> _AIM_
Copy everything in the data below exactly except the pictures.

— START RECORDS PROVIDED —

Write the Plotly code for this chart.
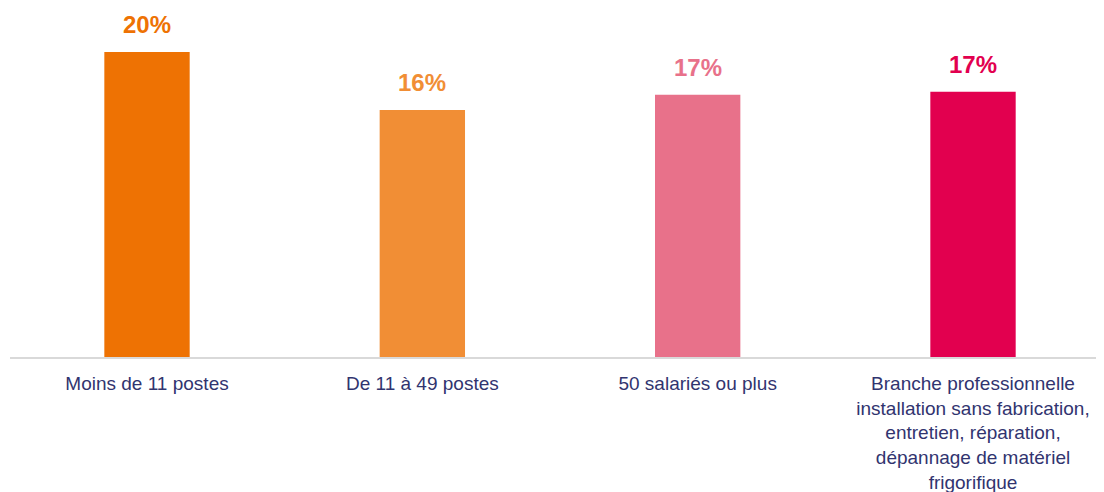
import plotly.graph_objects as go

categories = [
    "Moins de 11 postes",
    "De 11 à 49 postes",
    "50 salariés ou plus",
    "Branche professionnelle<br>installation sans fabrication,<br>entretien, réparation,<br>dépannage de matériel<br>frigorifique",
]
values = [20.0, 16.2, 17.2, 17.4]
labels = ["20%", "16%", "17%", "17%"]
colors = ["#EE7203", "#F18E35", "#E8718A", "#E2004F"]

fig = go.Figure(go.Bar(
    x=categories,
    y=values,
    marker=dict(color=colors, line=dict(width=0)),
    hoverinfo="skip",
))

# value labels above bars, coloured like the bars
for c, v, t, col in zip(categories, values, labels, colors):
    fig.add_annotation(
        x=c, y=v, text="<b>%s</b>" % t,
        showarrow=False, yanchor="bottom", yshift=12,
        font=dict(family="Liberation Sans, Arial, sans-serif", size=24, color=col),
    )

# page body has an 8px margin, margins below compensate for it
fig.update_layout(
    width=1104, height=492,
    margin=dict(l=2, r=0, t=12, b=143),
    paper_bgcolor="white", plot_bgcolor="white",
    bargap=0.69,
    showlegend=False,
    font=dict(family="Liberation Sans, Arial, sans-serif"),
    xaxis=dict(
        range=[-0.4976, 3.5048],
        showgrid=False, zeroline=False,
        showline=True, linecolor="#D9D9D9", linewidth=2,
        ticks="", ticklabelstandoff=8,
        tickfont=dict(size=19, color="#31346F"),
    ),
    yaxis=dict(
        range=[0, 22.1], visible=False, showgrid=False, zeroline=False,
    ),
)

fig.write_html("out.html")
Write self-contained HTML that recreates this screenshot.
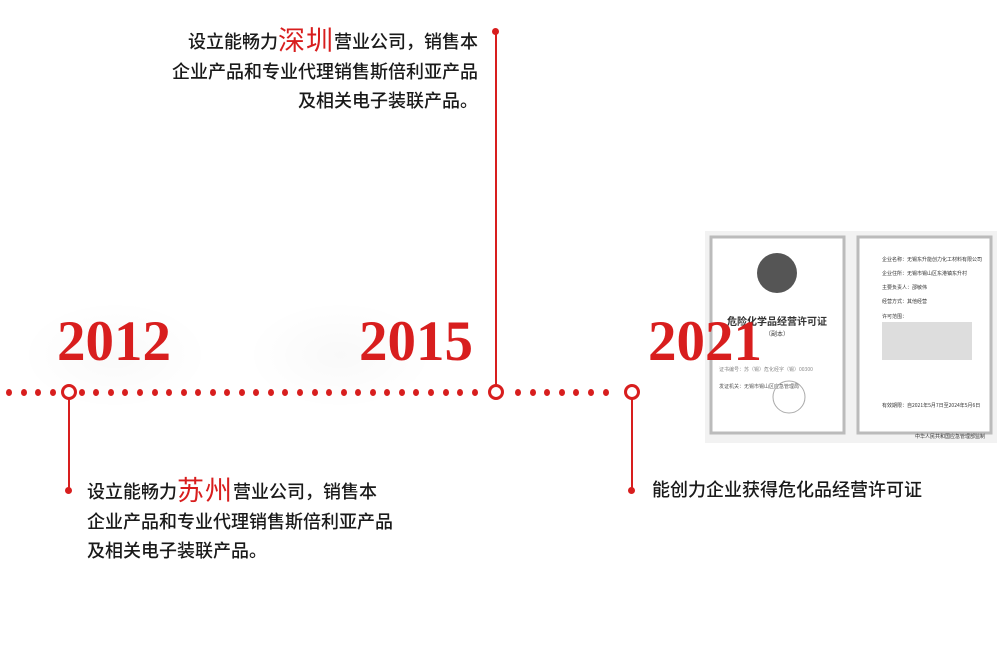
<!DOCTYPE html>
<html><head><meta charset="utf-8"><style>
body{margin:0;width:1005px;height:645px;background:#fff;position:relative;overflow:hidden;font-family:"Liberation Sans","Noto Sans CJK SC",sans-serif;}
.t{position:absolute;font-size:18px;font-weight:500;color:#1a1a1a;line-height:29.5px;white-space:nowrap}
.big{color:#d81e1e;font-size:27px;font-weight:400;letter-spacing:1px;vertical-align:-2px}
.yr{position:absolute;font-family:"Liberation Serif","Noto Serif CJK SC",serif;font-weight:bold;color:#d81e1e;font-size:57px;line-height:57px;}
.glow{position:absolute;border-radius:50%;background:radial-gradient(ellipse,rgba(0,0,0,0.025),rgba(0,0,0,0) 70%);}
.vl{position:absolute;width:2px;background:#d81e1e}
.dot{position:absolute;width:7px;height:7px;border-radius:50%;background:#d81e1e}
.ring{position:absolute;width:10px;height:10px;border:3px solid #d81e1e;border-radius:50%;background:#fff}
</style></head><body>
<div class="glow" style="left:20px;top:300px;width:190px;height:110px"></div>
<div class="glow" style="left:245px;top:300px;width:190px;height:110px"></div>
<div class="yr" style="left:57px;top:313px">2012</div>
<div class="yr" style="left:359px;top:313px">2015</div>

<div class="t" style="right:527px;top:27px;text-align:right">设立能畅力<span class="big">深圳</span>营业公司，销售本<br>企业产品和专业代理销售斯倍利亚产品<br>及相关电子装联产品。</div>
<div class="t" style="left:87px;top:477px">设立能畅力<span class="big">苏州</span>营业公司，销售本<br>企业产品和专业代理销售斯倍利亚产品<br>及相关电子装联产品。</div>
<div class="t" style="left:652px;top:476px">能创力企业获得危化品经营许可证</div>

<div id="dots"></div>
<div class="vl" style="left:495px;top:31px;height:355px"></div>
<div class="dot" style="left:492px;top:28px"></div>
<div class="vl" style="left:68px;top:398px;height:92px"></div>
<div class="dot" style="left:65px;top:487px"></div>
<div class="vl" style="left:631px;top:398px;height:92px"></div>
<div class="dot" style="left:628px;top:487px"></div>
<div class="ring" style="left:61px;top:384px"></div>
<div class="ring" style="left:488px;top:384px"></div>
<div class="ring" style="left:624px;top:384px"></div>

<svg style="position:absolute;left:705px;top:231px" width="292" height="212" viewBox="0 0 292 212">
<rect x="0" y="0" width="292" height="212" fill="#f2f2f2"/>
<rect x="6" y="6" width="133" height="196" fill="#fff" stroke="#bbb" stroke-width="3"/>
<rect x="153" y="6" width="133" height="196" fill="#fff" stroke="#bbb" stroke-width="3"/>
<circle cx="72" cy="42" r="20" fill="#555"/>
<text x="72" y="94" text-anchor="middle" font-size="10" font-weight="bold" fill="#333" font-family="Noto Sans CJK SC,sans-serif">危险化学品经营许可证</text>
<text x="72" y="105" text-anchor="middle" font-size="6" fill="#444" font-family="Noto Sans CJK SC,sans-serif">（副本）</text>
<text x="14" y="140" font-size="5" fill="#888" font-family="Noto Sans CJK SC,sans-serif">证书编号：苏（锡）危化经字（锡）00300</text>
<text x="14" y="157" font-size="5" fill="#555" font-family="Noto Sans CJK SC,sans-serif">发证机关：无锡市锡山区应急管理局</text>
<circle cx="84" cy="166" r="16" fill="none" stroke="#aaa"/>
<g font-size="5" fill="#333" font-family="Noto Sans CJK SC,sans-serif">
<text x="177" y="30">企业名称：无锡东升能创力化工材料有限公司</text>
<text x="177" y="44">企业住所：无锡市锡山区东港镇东升村</text>
<text x="177" y="58">主要负责人：邵敏伟</text>
<text x="177" y="72">经营方式：其他经营</text>
<text x="177" y="87">许可范围：</text>
<rect x="177" y="91" width="90" height="38" fill="#ddd"/>
<text x="177" y="176">有效期限：自2021年5月7日至2024年5月6日</text>
<text x="210" y="207">中华人民共和国应急管理部监制</text>
</g>
</svg>
<div class="yr" style="left:648px;top:313px">2021</div>
<script>
var d=document.getElementById('dots'),h='';
var xs=[];for(var x=9;x<=612;x+=14.55){xs.push(x);}
xs.forEach(function(x){if(Math.abs(x-69)<8||Math.abs(x-496)<8||Math.abs(x-632)<8)return;h+='<div class="dot" style="left:'+(x-3)+'px;top:389px;width:6px;height:7px"></div>';});
d.innerHTML=h;
</script>
</body></html>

— END RECORDS PROVIDED —

> _COMPLETED EXERCISE_
Write the Plotly code for this chart.
import plotly.graph_objects as go

categories = [
    "Moins de 11 postes",
    "De 11 à 49 postes",
    "50 salariés ou plus",
    "Branche professionnelle<br>installation sans fabrication,<br>entretien, réparation,<br>dépannage de matériel<br>frigorifique",
]
values = [20.0, 16.2, 17.2, 17.4]
labels = ["20%", "16%", "17%", "17%"]
colors = ["#EE7203", "#F18E35", "#E8718A", "#E2004F"]

fig = go.Figure(go.Bar(
    x=categories,
    y=values,
    marker=dict(color=colors, line=dict(width=0)),
    hoverinfo="skip",
))

# value labels above bars, coloured like the bars
for c, v, t, col in zip(categories, values, labels, colors):
    fig.add_annotation(
        x=c, y=v, text="<b>%s</b>" % t,
        showarrow=False, yanchor="bottom", yshift=12,
        font=dict(family="Liberation Sans, Arial, sans-serif", size=24, color=col),
    )

# page body has an 8px margin, margins below compensate for it
fig.update_layout(
    width=1104, height=492,
    margin=dict(l=2, r=0, t=12, b=143),
    paper_bgcolor="white", plot_bgcolor="white",
    bargap=0.69,
    showlegend=False,
    font=dict(family="Liberation Sans, Arial, sans-serif"),
    xaxis=dict(
        range=[-0.4976, 3.5048],
        showgrid=False, zeroline=False,
        showline=True, linecolor="#D9D9D9", linewidth=2,
        ticks="", ticklabelstandoff=8,
        tickfont=dict(size=19, color="#31346F"),
    ),
    yaxis=dict(
        range=[0, 22.1], visible=False, showgrid=False, zeroline=False,
    ),
)

fig.write_html("out.html")
Write self-contained HTML that recreates this screenshot.
<!DOCTYPE html>
<html><head><meta charset="utf-8"><style>
body{margin:0;width:1005px;height:645px;background:#fff;position:relative;overflow:hidden;font-family:"Liberation Sans","Noto Sans CJK SC",sans-serif;}
.t{position:absolute;font-size:18px;font-weight:500;color:#1a1a1a;line-height:29.5px;white-space:nowrap}
.big{color:#d81e1e;font-size:27px;font-weight:400;letter-spacing:1px;vertical-align:-2px}
.yr{position:absolute;font-family:"Liberation Serif","Noto Serif CJK SC",serif;font-weight:bold;color:#d81e1e;font-size:57px;line-height:57px;}
.glow{position:absolute;border-radius:50%;background:radial-gradient(ellipse,rgba(0,0,0,0.025),rgba(0,0,0,0) 70%);}
.vl{position:absolute;width:2px;background:#d81e1e}
.dot{position:absolute;width:7px;height:7px;border-radius:50%;background:#d81e1e}
.ring{position:absolute;width:10px;height:10px;border:3px solid #d81e1e;border-radius:50%;background:#fff}
</style></head><body>
<div class="glow" style="left:20px;top:300px;width:190px;height:110px"></div>
<div class="glow" style="left:245px;top:300px;width:190px;height:110px"></div>
<div class="yr" style="left:57px;top:313px">2012</div>
<div class="yr" style="left:359px;top:313px">2015</div>

<div class="t" style="right:527px;top:27px;text-align:right">设立能畅力<span class="big">深圳</span>营业公司，销售本<br>企业产品和专业代理销售斯倍利亚产品<br>及相关电子装联产品。</div>
<div class="t" style="left:87px;top:477px">设立能畅力<span class="big">苏州</span>营业公司，销售本<br>企业产品和专业代理销售斯倍利亚产品<br>及相关电子装联产品。</div>
<div class="t" style="left:652px;top:476px">能创力企业获得危化品经营许可证</div>

<div id="dots"></div>
<div class="vl" style="left:495px;top:31px;height:355px"></div>
<div class="dot" style="left:492px;top:28px"></div>
<div class="vl" style="left:68px;top:398px;height:92px"></div>
<div class="dot" style="left:65px;top:487px"></div>
<div class="vl" style="left:631px;top:398px;height:92px"></div>
<div class="dot" style="left:628px;top:487px"></div>
<div class="ring" style="left:61px;top:384px"></div>
<div class="ring" style="left:488px;top:384px"></div>
<div class="ring" style="left:624px;top:384px"></div>

<svg style="position:absolute;left:705px;top:231px" width="292" height="212" viewBox="0 0 292 212">
<rect x="0" y="0" width="292" height="212" fill="#f2f2f2"/>
<rect x="6" y="6" width="133" height="196" fill="#fff" stroke="#bbb" stroke-width="3"/>
<rect x="153" y="6" width="133" height="196" fill="#fff" stroke="#bbb" stroke-width="3"/>
<circle cx="72" cy="42" r="20" fill="#555"/>
<text x="72" y="94" text-anchor="middle" font-size="10" font-weight="bold" fill="#333" font-family="Noto Sans CJK SC,sans-serif">危险化学品经营许可证</text>
<text x="72" y="105" text-anchor="middle" font-size="6" fill="#444" font-family="Noto Sans CJK SC,sans-serif">（副本）</text>
<text x="14" y="140" font-size="5" fill="#888" font-family="Noto Sans CJK SC,sans-serif">证书编号：苏（锡）危化经字（锡）00300</text>
<text x="14" y="157" font-size="5" fill="#555" font-family="Noto Sans CJK SC,sans-serif">发证机关：无锡市锡山区应急管理局</text>
<circle cx="84" cy="166" r="16" fill="none" stroke="#aaa"/>
<g font-size="5" fill="#333" font-family="Noto Sans CJK SC,sans-serif">
<text x="177" y="30">企业名称：无锡东升能创力化工材料有限公司</text>
<text x="177" y="44">企业住所：无锡市锡山区东港镇东升村</text>
<text x="177" y="58">主要负责人：邵敏伟</text>
<text x="177" y="72">经营方式：其他经营</text>
<text x="177" y="87">许可范围：</text>
<rect x="177" y="91" width="90" height="38" fill="#ddd"/>
<text x="177" y="176">有效期限：自2021年5月7日至2024年5月6日</text>
<text x="210" y="207">中华人民共和国应急管理部监制</text>
</g>
</svg>
<div class="yr" style="left:648px;top:313px">2021</div>
<script>
var d=document.getElementById('dots'),h='';
var xs=[];for(var x=9;x<=612;x+=14.55){xs.push(x);}
xs.forEach(function(x){if(Math.abs(x-69)<8||Math.abs(x-496)<8||Math.abs(x-632)<8)return;h+='<div class="dot" style="left:'+(x-3)+'px;top:389px;width:6px;height:7px"></div>';});
d.innerHTML=h;
</script>
</body></html>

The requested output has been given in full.